The prospect of ‘border drag’ is worrying car makers
The way Brexit plays outs will be pivotal for car manufacturing in the UK. We gauge the current feeling within the industry
The entire automotive industry talks nervously of disruption. Autonomy, China, electric vehicles… these days it’s a case of pick your threat.
In the UK, however, disruption is coming much faster and from a much more traditional source: politics. Brexit and, to a lesser extent, the decline of diesel are probably the two biggest forces acting on our industry right now, and the fate of both, by and large, lies in the hands of the Government and its opposition.
No matter where you stand politically, you’d probably agree that’s not where you’d want to place the future of an £82 billion industry that, in terms of export value to the country, accounts for a whopping 13% overall.
The chief executive of automotive supplier Unipart has warned that Brexit has the potential to wreak even worse devastation on the industry than what occurred in the 1970s. “I fear hard-line Brexiteers are in danger of achieving what that rabble of militant trade unions failed to do: destroying the British car industry,” John Neill wrote in the Daily Mail in May.
If there was ever a company that tracked the recent downs and ups of our car industry, it’s Unipart, which was once a division of the state-owned dinosaur British Leyland but is now a thriving independent parts and logistics firm.
Neill’s worries are those of the wider industry. Tariffs would be bad, but worse would be the delays resulting from car parts held up at what’s increasingly looking like being a hard border between the UK and the Continent. That threatens to destroy the finely timed movement from supplier to manufacturer that has evolved over years of membership of the EU.
The loss of easy access to our biggest market and parts suppliers could put the brakes on a strong period of growth for British car manufacturing, argues David Bailey, professor of industry at Aston University. From a record 1.92 million vehicles made in 1972, UK car production has slumped, peaked and slumped again, but this decade it came roaring back to 1.7m vehicles (and 2.7m engines) last year, thanks in part to a resurgent Nissan and Jaguar Land Rover, our two biggest manufacturers by far. Brexit could reverse that.
“There’s a real danger we’ll have another decline,” Professor Bailey said. “Production is not guaranteed to be here; it can be shifted around, and we’re in danger of a self-inflicted wound that seriously damages the automotive industry.”

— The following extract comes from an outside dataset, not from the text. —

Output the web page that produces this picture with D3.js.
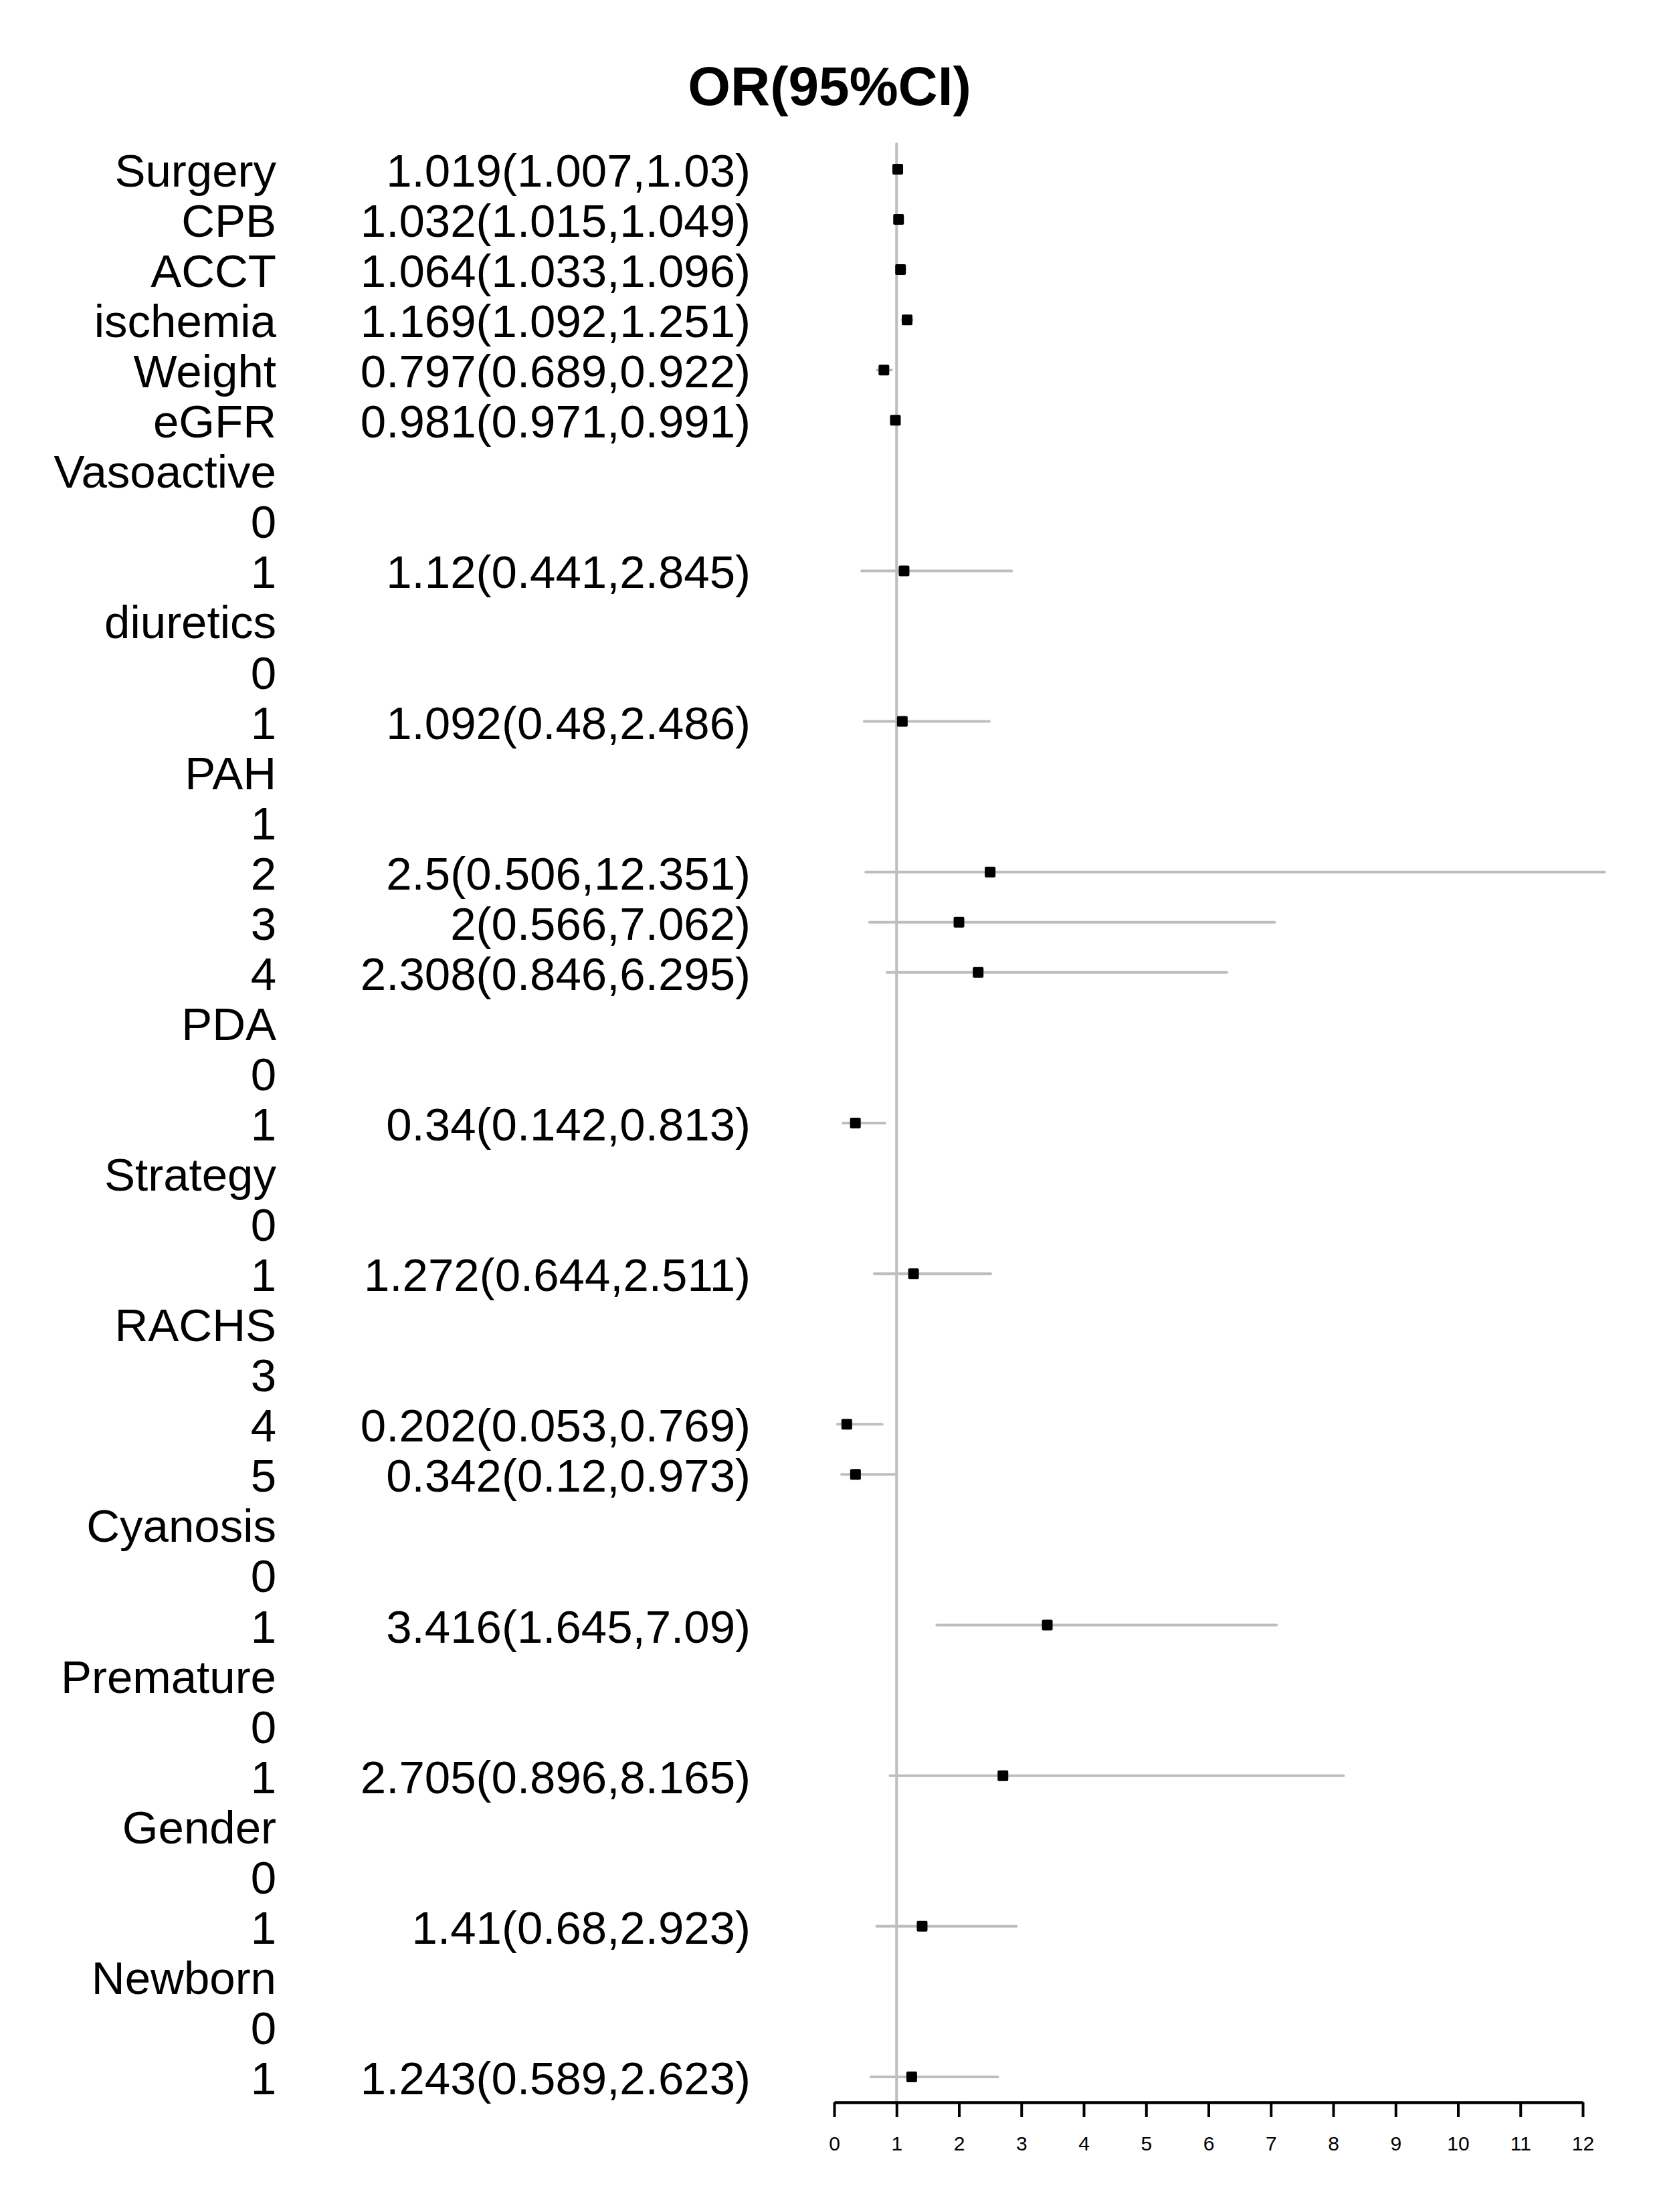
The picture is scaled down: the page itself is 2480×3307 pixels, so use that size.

Manufacturing jobs have already been lost – at Vauxhall in Ellesmere Port, at Jaguar Land Rover in Solihull and at Nissan in Sunderland. To what extent they were lost due to Brexit, the slump in diesel sales or simply cyclical market upheavals is a point that has been much debated, but the timing looks ominous.
Brexit so worries Jaguar Land Rover that its normally reticent boss, Ralf Speth, warned last month that a bad Brexit deal would cost the company more than £1.2 billion a year in lost profits and inflict serious job losses. “We want to stay in the UK… but if we don’t have the right deal, we’ll have to close plants and it will be very, very sad,” he told the Financial Times.
Jaguar Land Rover is also reeling from the diesel crisis, as are many other firms. “It’s been a huge issue for the market,” said Bailey. “Government has been all over the place on this.”
In the first six months of this year, diesel demand tumbled by 30% to the point where the fuel type accounts for just a third of sales, down from more than half at its peak from 2011 to 2014. Jaguar Land Rover sales are more than 90% diesel in the UK and the company has seen demand fall by 9% in the first six months of 2018, despite fresh product. The body that represents car makers in the UK, the Society of Motor Manufacturers and Traders (SMMT), has called on the Government to throw its support behind the latest cleaner diesels and help change public opinion that ‘diesel equals dirty’.
Are there any upsides for the car companies?
A hard Brexit would put barriers up and force businesses to look inward, which could boost the UK parts industry. Currently an average car built in the UK uses 44% of UK parts in terms of value. Post-Brexit, car makers might want to increase that to hit ‘rules of origin’ requirements (see below). The lack of tariffs and border hassle could make a UK part that much more competitive compared with an EU part.
For example, Aston Martin and McLaren both use Italian-made Graziano gearboxes. In the event of a hard Brexit, McLaren Automotive CEO Mike Flewitt said he would try to persuade Graziano to build a UK plant. “If the duties were there and it was harming our competitive position, absolutely we would,” he said.
McLaren currently sources 50% of its parts from the EU (outside the UK), a figure that will go down to 40% once it starts making its carbonfibre tubs in Yorkshire in 2020. That decision to shift production from Austria was made prior to Brexit, but we could see more of this. McLaren and Aston Martin have both said they’ve benefited from the fall in the pound’s value since the 2016 vote.
What do UK auto makers want from Brexit?
“We want free trade, zero tariffs, frictionless trade across borders,” Flewitt said. It’s a common refrain. Essentially, they want what we’ve got now: a customs union, free trade, common rules (and a say in how they’re made) and the freedom to hire staff from across Europe. “We need unrestricted access to the single market of Europe, our largest trading partner,” the SMMT said.